Overall in Europe water use is characterized by 65% ground water, 35% surface water, and a very small amount from the desalination of salt water.

The total surface water and ground water use by different sectors in Europe is 64% agriculture, 20% energy, 12% public supply and 4% industry.

In Europe alone 14 million do not have access to basic drinking water source. 17% of Europe’s territory and at least 11% of the population has been affected by water scarcity.

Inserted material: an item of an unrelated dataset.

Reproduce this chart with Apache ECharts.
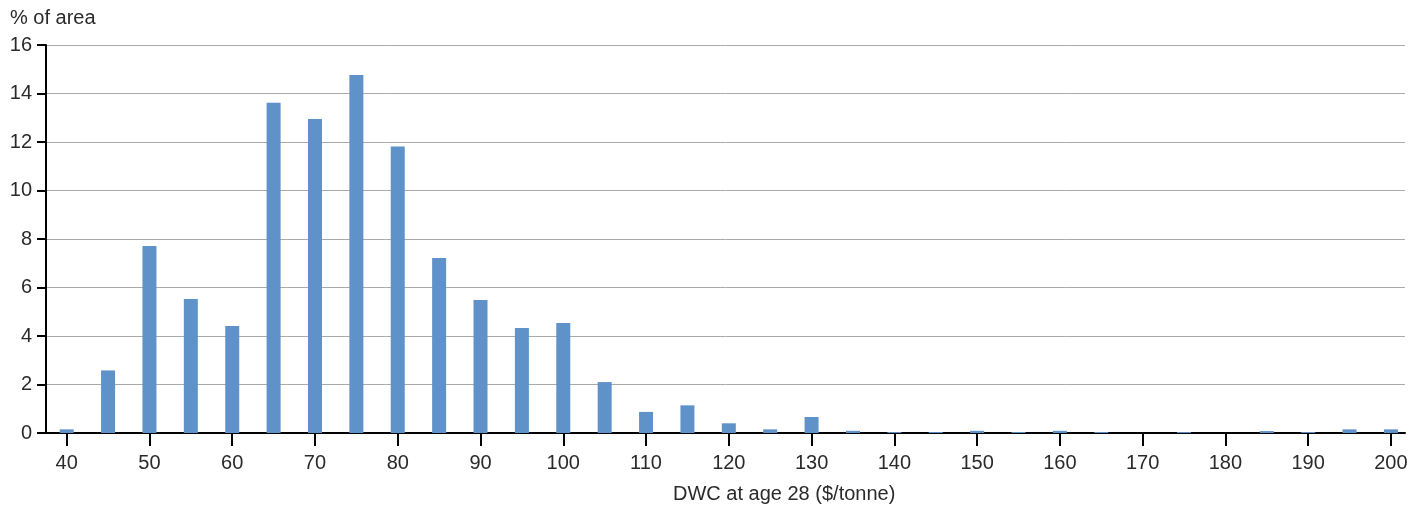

  1. There is a large nitrogen surplus in the agricultural soils of EU countries that can potentially pollute both surface and groundwaters.
  2. The percentage of the population connected to waste water treatment is relatively low in Belgium, Ireland, southern Europe and accession countries.
  3. Nitrate in drinking water is a common problem across Europe particularly from shallow wells.
  4. 10% of Europe’s coastal and 28% of inland bathing waters do not meet (nonmandatory) guide values.
  5. There is very limited information on the loads of hazardous substances entering the Mediterranean and Black Seas, and none on how these have changed over recent years.
  6. For the many other substances that are present in Europe’s water no assessment of change can be made due to a lack of data.
  7. Pesticide and metal contamination of drinking water supplies has been identified as a problem in many European countries.
  8. Contaminant concentrations above limits for human consumption are still found in mussels and fish, mainly from estuaries of major rivers, near industrial point discharges and harbours.
  9. 18% of Europe’s population live in countries that are water stressed.
  10. Large areas of the Mediterranean coastline in Italy, Spain and Turkey are reported to be affected by saltwater intrusion. The main cause is ground-water over-abstraction for public water supply and in some areas abstractions for tourism and irrigation.
  11. Agriculture pays much lower prices for water than the other main sectors, particularly in southern Europe.
  12. In some countries, losses of water by leakage from water distribution systems can still be significant, exceeding 40% of supply.

Multiple Water Stressors

  1. Agricultural practices are leading to a number of significant problems in water and ground water. Non point source pollution from nutrient and pesticide runoff, especially nitrates is a problem throughout the EU.
  2. Point source pollution from industrial and municipal waster water is still a significant problem in some countries.
  3. Structural and physical modifications include river regulation, channelization, damming, regulation of water flow and level, embankments.
  4. Water overexploitation has negatively impacted the environment. Lowering of ground water levels, salt water intrusion into aquifers, and the drying up of water courses have been seen in some areas. Overexploitation is associated with irrigation (e.g. in Greece irrigation accounts for 80% of total water demand, 68% of water used in Spain, 52% in Portugal and more than 50% in Italy) and also with tourism in some places.